Por Eliana Sousa Silva
(Artigo publicado originalmente no jornal O Globo do dia 27 de fevereiro de 2015)
Os episódios ocorridos nos últimos 15 dias na Maré, com nove feridos e quatro mortos, parecem se repetir em espiral. Ao ouvir os relatos das violações, somos tomados pelos mesmos sentimentos de indignação e revolta de quando assistimos, em 2013, às mortes de 11 pessoas na região, durante conflitos envolvendo a polícia e grupos criminosos armados. Podemos lembrar, ainda, o ano de 2006, quando uma criança de 4 anos, Renan da Costa Ribeiro, foi atingida por uma bala no momento em que policiais atiravam em frente a um posto de votação eleitoral — à época, foi alegado que teriam visto dois jovens de moto, em atitude suspeita.
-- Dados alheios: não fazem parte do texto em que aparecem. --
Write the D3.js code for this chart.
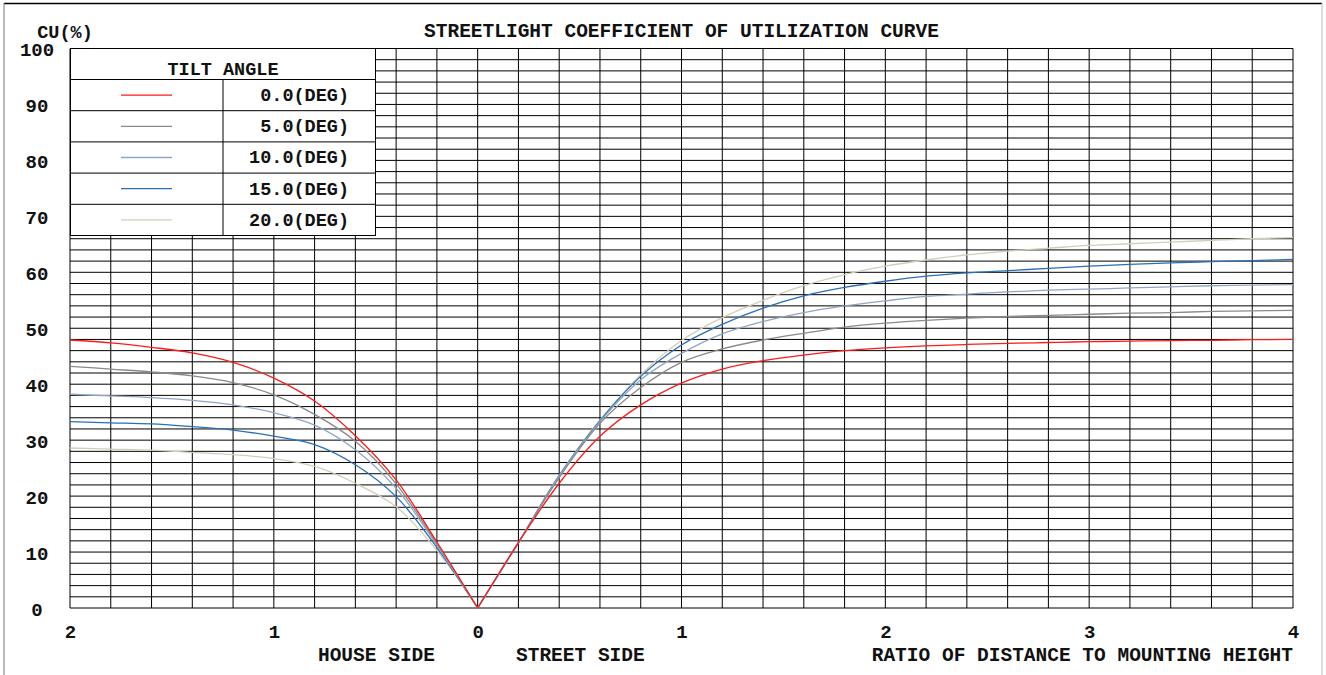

Estes são apenas exemplos das inúmeras ocorrências nas favelas cariocas que demonstram como é catastrófica a atuação das polícias nas áreas pobres da cidade.
Na Maré, conjunto de 16 favelas localizadas em área estratégica no Rio de Janeiro, atravessada pelas principais vias de acesso à cidade, o relacionamento da polícia com os moradores sempre foi marcado pelo desrespeito e a violação de direitos básicos. A chegada das forças militares, através do Exército, em abril de 2014, foi anunciada pelo governo estadual e federal como uma possibilidade concreta de enfrentamento e mediação da situação insustentável, do ponto de vista das distintas violências, em que vivia a Maré.
Em que pese a deformação que essa situação apresenta, já que não cabe ao Exército ocupar territórios com as características das favelas, a definição de uma transição por essa via significou, num primeiro momento, para muitos moradores, a esperança de repensar a relação com as forças de segurança pública em bases e termos diferentes do que se tinha até então. Ocorre, contudo, que não é isso que vem caracterizando a presença dos militares na Maré.
O modelo de ordenamento e o discurso apregoado pela corporação militar, que a cada dois meses é substituída, caiu no descrédito. As ações se repetem com a mesma brutalidade historicamente praticada pelas polícias na Maré. É incompreensível que o governo justifique o investimento astronômico do dinheiro público nesta ocupação por forças militares, desconsiderando o que esse tipo de estratégia, de fato, contribui para a garantia do direito dos moradores de favelas à segurança pública. Quem exerce controle sobre a ação desses militares? A quem devemos recorrer quando se constata a prática corriqueira de violação junto aos moradores?
O que dizer de jovens soldados, vindos de variados estados do Brasil, sem qualquer relação anterior com a realidade que encontram na Maré, perambulando, fortemente armados, com medo e prontos para reagir atirando, como sempre fez a Polícia Militar, para se defender de um contexto que seus superiores afirmam estar sob controle? Quem controla ou é controlado por quem, nessa realidade de total perda de respeito a algo básico como a garantia inegociável da vida?